Children, parents and teachers are adjusting to “new normal” education

Many children over the world go back to school for the first time in months.

Optimistic and excited after month of being forced to stay at home, they greeted with joy their friends that they had not seen for so long; they excitedly began to tell teachers about their adventures during lockdown or summer holiday and they showed their eagerness to make up for missed classes earlier due to the pandemic.

UN states that it’s urgent to get kids back to schools after months of lockdown. Governments are nevertheless taking different strategies toward the new school year, depending on the number of infections, the state of their health care systems and political considerations.

Let’s take a look at what “going (or not going…) back to school” looks like in different countries.


Schools will remain shut for the moment in India, Cambodia, Bangladesh and Nepal and partially in Japan and Sri Lanka. In Thailand and Malaysia they reopened in July and August. Indonesian schools reopened in July with half-capacity classes and limited hours. Most of Chinese students had already returned to class from August. In Philippines schools are rescheduled to open in October, but only remote-learning classes will be allowed.

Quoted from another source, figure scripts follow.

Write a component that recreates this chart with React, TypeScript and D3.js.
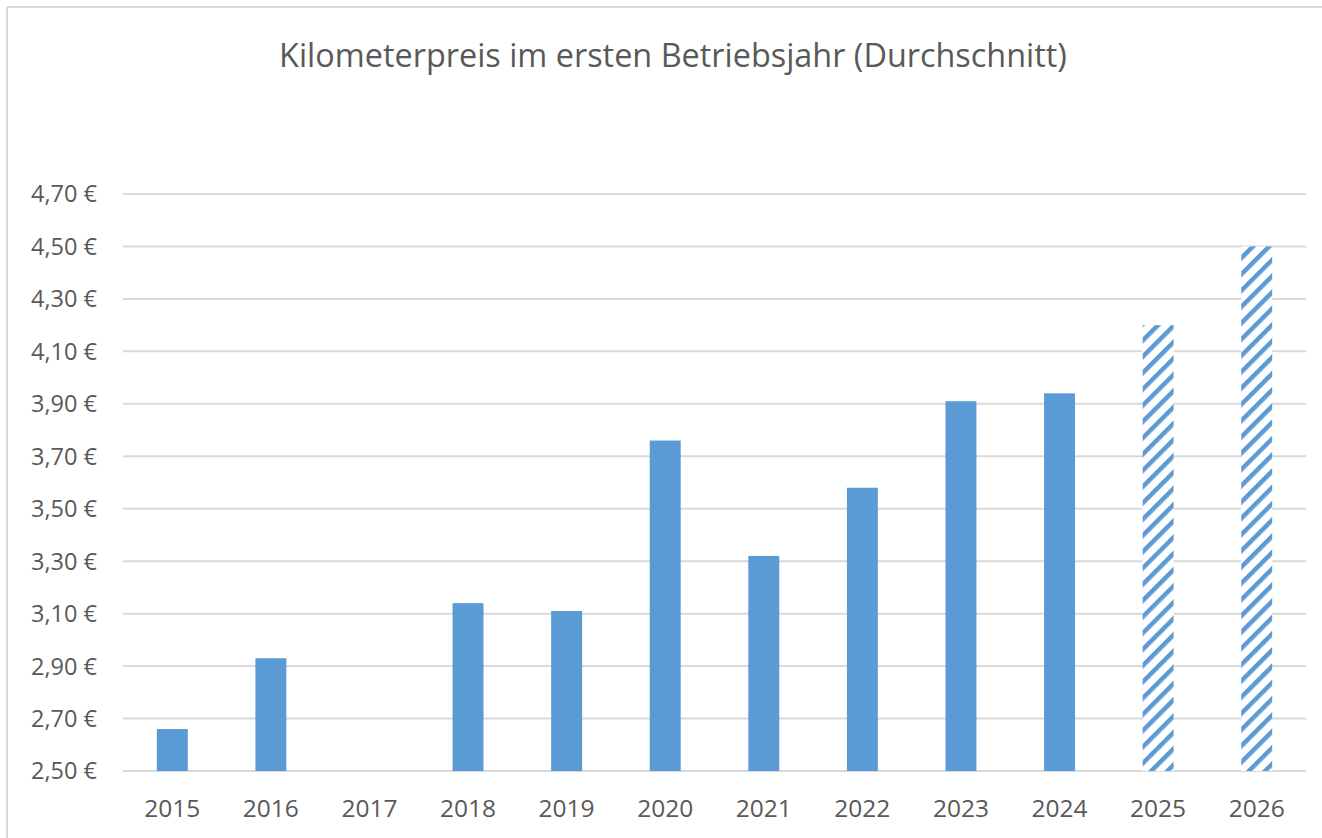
import React from "react";
import * as d3 from "d3";

const title = "Kilometerpreis im ersten Betriebsjahr (Durchschnitt)";
const years = ["2015", "2016", "2017", "2018", "2019", "2020", "2021", "2022", "2023", "2024", "2025", "2026"];
const prices: (number | null)[] = [2.66, 2.93, null, 3.14, 3.11, 3.76, 3.32, 3.58, 3.91, 3.94, 4.2, 4.5];
const forecast = [false, false, false, false, false, false, false, false, false, false, true, true];
const yTicks = [2.5, 2.7, 2.9, 3.1, 3.3, 3.5, 3.7, 3.9, 4.1, 4.3, 4.5, 4.7];

const W = 1322;
const H = 838;
const BLUE = "#5B9BD5";
const GRID = "#D9D9D9";
const TEXT = "#595959";
const FONT = "'Open Sans', 'Noto Sans', sans-serif";

export default function App() {
  const x = d3
    .scaleBand<string>()
    .domain(years)
    .range([123, 1306])
    .paddingInner(0.686)
    .paddingOuter(0.343);
  const y = d3.scaleLinear().domain([2.5, 4.7]).range([771, 194]);
  const fmt = (v: number) => v.toFixed(2).replace(".", ",") + "\u00A0€";

  return (
    <svg
      width={W}
      height={H}
      style={{ position: "absolute", left: 0, top: 0, background: "#fff" }}
    >
      <defs>
        <pattern
          id="hatch"
          patternUnits="userSpaceOnUse"
          width={11.5}
          height={11.5}
          patternTransform="rotate(45)"
        >
          <rect x={0} y={0} width={11.5} height={11.5} fill="#fff" />
          <rect x={0} y={0} width={4.5} height={11.5} fill={BLUE} />
        </pattern>
      </defs>
      <rect x={0} y={0} width={W} height={H} fill="#fff" />
      {/* chart border (top & left visible) */}
      <line x1={7} y1={7} x2={W} y2={7} stroke={GRID} strokeWidth={2} />
      <line x1={7} y1={7} x2={7} y2={H} stroke={GRID} strokeWidth={2} />

      <text
        x={673}
        y={67}
        textAnchor="middle"
        fontFamily={FONT}
        fontSize={32.4}
        fill={TEXT}
      >
        {title}
      </text>

      {yTicks.map((t) => (
        <g key={t}>
          <line
            x1={123}
            x2={1306}
            y1={y(t)}
            y2={y(t)}
            stroke={GRID}
            strokeWidth={2}
          />
          <text
            x={97}
            y={y(t)}
            dy="0.36em"
            textAnchor="end"
            fontFamily={FONT}
            fontSize={23.5}
            fill={TEXT}
          >
            {fmt(t)}
          </text>
        </g>
      ))}

      {years.map((yr, i) => {
        const v = prices[i];
        const bx = x(yr) as number;
        return (
          <g key={yr}>
            {v !== null && (
              <rect
                x={bx}
                y={y(v)}
                width={x.bandwidth()}
                height={y(2.5) - y(v)}
                fill={forecast[i] ? "url(#hatch)" : BLUE}
              />
            )}
            <text
              x={bx + x.bandwidth() / 2}
              y={817}
              textAnchor="middle"
              fontFamily={FONT}
              fontSize={24.5}
              fill={TEXT}
            >
              {yr}
            </text>
          </g>
        );
      })}
    </svg>
  );
}
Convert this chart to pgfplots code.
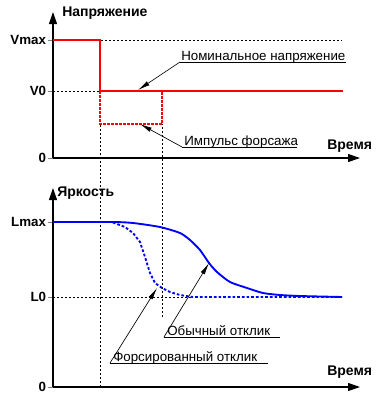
\documentclass[border=0pt]{standalone}
\usepackage{fontspec}
\setmainfont{Liberation Sans}
\usepackage{pgfplots}
\pgfplotsset{compat=1.18}
\usetikzlibrary{arrows.meta}
\pgfplotsset{
  myax/.style={scale only axis, anchor=south west, width=230.25pt, xmin=0, xmax=307, ymin=0,
    axis lines=left, axis line style={line width=0.8pt, -{Triangle[length=9pt,width=6pt]}},
    xtick=\empty, tick align=outside, major tick length=4pt, clip=false,
    /pgf/number format/assume math mode=true,
    yticklabel style={font=\fontsize{10}{11}\selectfont\bfseries, inner sep=1pt}},
}
\tikzset{
  guide/.style={black, line width=0.6pt, dash pattern=on 1.5pt off 1.5pt},
  lead/.style={black, line width=0.5pt},
  arr/.style={black, line width=0.5pt, -{Latex[length=9pt,width=3.5pt]}},
  big/.style={font=\fontsize{10.5}{12}\selectfont\bfseries},
}
\begin{document}
\begin{tikzpicture}[font=\fontsize{10}{11}\selectfont]
\path[use as bounding box] (0,0) rectangle (289.5pt,-297.75pt);
% ---------------- top: voltage ----------------
\begin{axis}[myax, at={(39.75pt,-118.5pt)}, height=109.5pt, ymax=146,
  ytick={0,67,118}, yticklabels={0,V0,Vmax}]
\addplot[guide] coordinates {(0,118) (289,118)};
\addplot[guide] coordinates {(0,67) (47,67)};
\addplot[red, line width=1.5pt] coordinates {(0,118) (47,118) (47,67) (290,67)};
\addplot[red, line width=1.5pt, dash pattern=on 2pt off 1pt] coordinates {(47,67) (47,34) (109,34) (109,67)};
\draw[lead] (axis cs:293,96) -- (axis cs:127,96);
\draw[arr] (axis cs:127,96) -- (axis cs:85,68);
\node[anchor=base west, inner sep=0] at (axis cs:128,98) {Номинальное напряжение};
\draw[lead] (axis cs:244,11) -- (axis cs:129,11);
\draw[arr] (axis cs:129,11) -- (axis cs:87,34);
\node[anchor=base west, inner sep=0] at (axis cs:131,13) {Импульс форсажа};
\node[big, anchor=west, inner sep=0] at (axis cs:9,145) {Напряжение};
\node[big, anchor=west, inner sep=0] at (axis cs:274,12) {Время};
\end{axis}
% ---------------- bottom: brightness ----------------
\begin{axis}[myax, at={(39.75pt,-290.25pt)}, height=149.25pt, ymax=199,
  ytick={0,90,165}, yticklabels={0,L0,Lmax}]
\addplot[guide] coordinates {(0,90) (140,90)};
\addplot[guide] coordinates {(47,0) (47,263)};
\addplot[guide] coordinates {(109,70) (109,263)};
\addplot[blue, line width=1.4pt, dash pattern=on 2pt off 1.5pt] coordinates {
  (60,164.5) (72,160) (80,154) (87,145) (92,130) (97,114) (102,104) (109,99)
  (117,95) (127,92) (140,90) (289,90)};
\addplot[blue, line width=1.4pt, smooth, tension=0.4] coordinates {
  (0,165) (60,165) (80,164) (107,160) (127,154) (137,147) (147,137) (156,124)
  (164,115) (177,105) (194,99) (210,94) (227,92) (247,91) (289,90)};
\draw[lead] (axis cs:227,50) -- (axis cs:111,50);
\draw[arr] (axis cs:111,50) -- (axis cs:156,124);
\node[anchor=base west, inner sep=0] at (axis cs:114,52) {Обычный отклик};
\draw[lead] (axis cs:215,24) -- (axis cs:57,24);
\draw[arr] (axis cs:57,24) -- (axis cs:104,99);
\node[anchor=base west, inner sep=0] at (axis cs:60,26) {Форсированный отклик};
\node[big, anchor=west, inner sep=0] at (axis cs:4,194) {Яркость};
\node[big, anchor=west, inner sep=0] at (axis cs:274,15) {Время};
\end{axis}
\end{tikzpicture}
\end{document}
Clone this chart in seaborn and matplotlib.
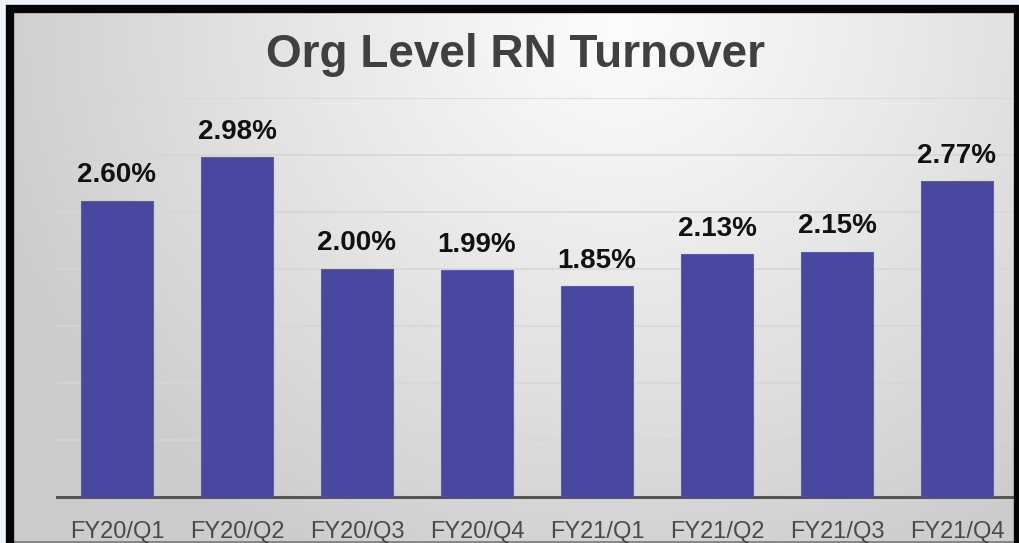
import numpy as np
import pandas as pd
import matplotlib
matplotlib.use("Agg")
import matplotlib.pyplot as plt
from matplotlib.patches import Rectangle
import seaborn as sns

# data
quarters = ["FY20/Q1", "FY20/Q2", "FY20/Q3", "FY20/Q4",
            "FY21/Q1", "FY21/Q2", "FY21/Q3", "FY21/Q4"]
turnover = [2.60, 2.98, 2.00, 1.99, 1.85, 2.13, 2.15, 2.77]

df = pd.DataFrame({"quarter": quarters, "turnover": turnover})

sns.set_theme(style="white")
plt.rcParams["font.family"] = ["Liberation Sans", "DejaVu Sans"]

W, H = 1019, 543
fig = plt.figure(figsize=(W / 100, H / 100), dpi=100)
fig.patch.set_facecolor("#eef3fa")

# ---------------- BACKGROUND PANEL ----------------
bg = fig.add_axes([0, 0, 1, 1], zorder=-5)
bg.set_axis_off()
yy, xx = np.mgrid[0:H, 0:W]
r = np.sqrt(((xx - 620) / 660.0) ** 2 + ((yy - 25) / 600.0) ** 2)
shade = 252 - 48 * np.clip(r, 0, 1) ** 1.1
img = np.dstack([shade, shade, shade]) / 255.0
bg.imshow(img, extent=[0, W, H, 0], aspect="auto")
bg.set_xlim(0, W)
bg.set_ylim(H, 0)
# clear outside of the frame
bg.add_patch(Rectangle((0, 0), 6, H, color="#eef3fa", zorder=3))
bg.add_patch(Rectangle((0, 0), W, 5, color="#eef3fa", zorder=3))
bg.plot([14, 1014], [541.5, 541.5], color="#7a7a7a", linewidth=1.2, zorder=4)

# ---------------- BAR CHART ----------------
x0, x1 = 57, 1017
ybase, ytop = 497, 98
ax = fig.add_axes([x0 / W, (H - ybase) / H, (x1 - x0) / W, (ybase - ytop) / H])
ax.set_facecolor("none")

sns.barplot(data=df, x="quarter", y="turnover", color="#4848a0",
            saturation=1, width=0.6, edgecolor="#5a5ab8", linewidth=0.8,
            ax=ax, zorder=3)

ax.set_ylim(0, 3.5)
ax.set_xlim(-0.5, 7.5)
ax.set_yticks(np.arange(0.5, 3.51, 0.5))
ax.yaxis.grid(True, color="#d6d6d6", linewidth=1.1, zorder=0)
ax.set_axisbelow(True)
ax.tick_params(axis="y", left=False, labelleft=False)
ax.tick_params(axis="x", bottom=False, labelsize=17, labelcolor="#4a4a4a", pad=11)
for s in ["top", "right", "left"]:
    ax.spines[s].set_visible(False)
ax.spines["bottom"].set_color("#555555")
ax.spines["bottom"].set_linewidth(2.2)
ax.set_xlabel("")
ax.set_ylabel("")

for i, v in enumerate(turnover):
    ax.annotate(f"{v:.2f}%", (i, v), xytext=(0, 9), textcoords="offset points",
                ha="center", va="bottom", fontsize=20, fontweight="bold",
                color="#111111")

fig.text(515 / W, 1 - 55 / H, "Org Level RN Turnover", ha="center", va="center",
         fontsize=33, fontweight="bold", color="#404040")

# frame (bottom edge runs off the picture)
fig.patches.append(Rectangle((10 / W, -20 / H), 1008 / W, (H - 9 + 20) / H,
                             transform=fig.transFigure, fill=False,
                             edgecolor="#050505", linewidth=6.0, zorder=10))

plt.savefig("out.png", dpi=100)
plt.close()
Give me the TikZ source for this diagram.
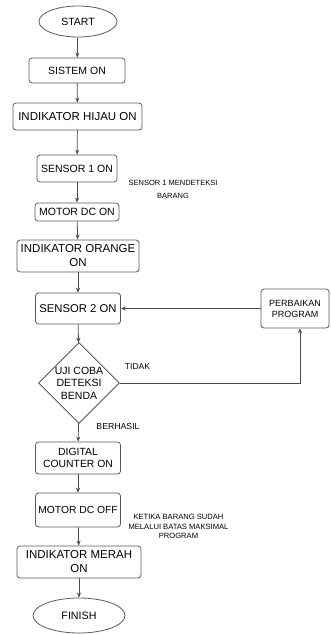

France is sending all its pupils back to classrooms from September. French government wants to overpass inequalities for children worsened by the lockdown and also get more parents back to work. All teachers, middle school and high school students will have to wear masks all day.

German children are already back to school. In spite of some outbreaks due to summer vacations, Germany is determined not to close schools again, so they’re sending individuals or classes into quarantine instead. Mask and other rules vary state-to-state. The government says keeping schools open extremely more important.

Most of the U.K.’s children got already back to school. British Prime Minister called reopening schools a “moral duty”, and his government even threatened to fine parents who keep their kids at home. Masks aren’t generally required.

Spain reopened schools in the beginning of September, in spite of an outbreak of new infections and of increasing anxiety from parents.

Concerning the Nordic countries, almost all schools reopened and there is a general consensus that there is more harm for kids staying home than the risk of sending them to school. Parents say it’s more dangerous to go to shopping malls, gyms or the movies with lots of others, than to join classrooms.


In the United State the decision of reopening schools is largely the responsibility of states and local school districts, so school reopening may vary from one region to another… Most of the largest urban districts are starting the year remotely after a summer surge in virus cases. But other districts decided to get kids back to school at least part of the time.


While World Organization has urged that African countries should accelerate the reopening of schools, saying that children in Africa will suffer from not being able to go back to school, only very few countries succeeded in fully reopening school. It is a tough mission, as schools often lack running waters and proper toilets and classrooms are mainly extremely crowded. According to WHO, only a quarter of schools in Africa has basic hygiene services.

In South Africa, children have started to return to class from August, class by class. The South African government has also allowed parents who don’t want their children to return to school to apply for home schooling. Elsewhere in Africa, Kenya has closed its schools for the rest of 2020. In Uganda, the government is procuring radios for rural villages to help poor families with remote learning.